• DIRECTIONS:
Scan the records for the string "this"; copy each line where it occurs.

• Records with drawing code:
==================================================

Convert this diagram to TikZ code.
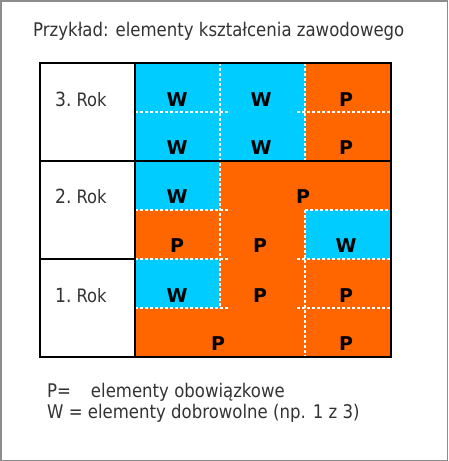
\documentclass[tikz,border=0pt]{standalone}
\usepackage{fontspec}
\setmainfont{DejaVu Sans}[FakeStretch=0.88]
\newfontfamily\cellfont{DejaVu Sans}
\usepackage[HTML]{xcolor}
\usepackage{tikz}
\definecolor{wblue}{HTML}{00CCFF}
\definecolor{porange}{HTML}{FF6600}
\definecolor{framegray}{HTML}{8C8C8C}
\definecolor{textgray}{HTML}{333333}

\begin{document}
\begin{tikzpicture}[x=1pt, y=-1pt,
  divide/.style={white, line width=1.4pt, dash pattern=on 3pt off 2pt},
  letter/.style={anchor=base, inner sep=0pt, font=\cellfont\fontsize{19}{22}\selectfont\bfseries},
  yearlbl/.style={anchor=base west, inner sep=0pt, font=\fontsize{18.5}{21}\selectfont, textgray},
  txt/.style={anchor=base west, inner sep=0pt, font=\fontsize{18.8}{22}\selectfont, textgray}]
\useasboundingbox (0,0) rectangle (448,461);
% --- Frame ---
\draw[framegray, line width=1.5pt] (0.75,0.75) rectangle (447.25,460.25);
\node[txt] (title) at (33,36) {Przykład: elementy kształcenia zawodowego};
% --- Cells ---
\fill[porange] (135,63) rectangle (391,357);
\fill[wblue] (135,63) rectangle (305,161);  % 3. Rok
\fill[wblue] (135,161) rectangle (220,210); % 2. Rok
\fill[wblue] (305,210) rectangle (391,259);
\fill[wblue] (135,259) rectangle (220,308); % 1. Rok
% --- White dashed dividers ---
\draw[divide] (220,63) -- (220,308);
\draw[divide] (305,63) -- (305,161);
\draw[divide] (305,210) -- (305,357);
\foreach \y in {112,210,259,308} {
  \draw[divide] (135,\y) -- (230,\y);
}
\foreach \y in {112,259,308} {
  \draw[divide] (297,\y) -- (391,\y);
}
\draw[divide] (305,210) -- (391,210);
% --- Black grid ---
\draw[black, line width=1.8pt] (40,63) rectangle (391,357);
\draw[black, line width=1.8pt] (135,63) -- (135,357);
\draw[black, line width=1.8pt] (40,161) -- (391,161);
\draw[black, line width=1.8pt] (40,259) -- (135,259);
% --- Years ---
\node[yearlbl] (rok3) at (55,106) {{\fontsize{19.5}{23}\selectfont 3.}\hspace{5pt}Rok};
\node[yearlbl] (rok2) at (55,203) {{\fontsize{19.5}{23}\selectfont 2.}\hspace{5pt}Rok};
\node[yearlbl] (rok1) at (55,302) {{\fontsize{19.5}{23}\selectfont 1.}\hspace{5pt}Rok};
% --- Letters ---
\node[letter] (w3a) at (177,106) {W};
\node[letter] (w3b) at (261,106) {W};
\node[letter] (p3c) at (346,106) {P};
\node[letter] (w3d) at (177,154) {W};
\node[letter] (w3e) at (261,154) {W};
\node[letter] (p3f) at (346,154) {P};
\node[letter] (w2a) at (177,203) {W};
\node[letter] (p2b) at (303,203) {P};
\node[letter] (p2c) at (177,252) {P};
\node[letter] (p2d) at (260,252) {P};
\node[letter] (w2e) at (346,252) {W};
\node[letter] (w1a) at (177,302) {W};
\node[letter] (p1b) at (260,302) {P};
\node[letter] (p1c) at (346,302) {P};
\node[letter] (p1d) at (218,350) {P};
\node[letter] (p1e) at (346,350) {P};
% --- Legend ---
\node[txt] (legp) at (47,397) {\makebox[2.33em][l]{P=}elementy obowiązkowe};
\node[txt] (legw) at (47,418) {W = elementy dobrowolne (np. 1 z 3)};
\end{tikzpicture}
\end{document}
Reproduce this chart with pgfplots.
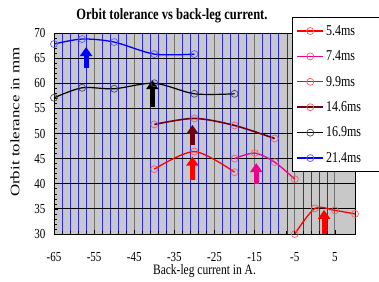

==================================================

• RESPONSE TO THE EXERCISE:
Convert this diagram to TikZ code.
Reproduce this chart with pgfplots.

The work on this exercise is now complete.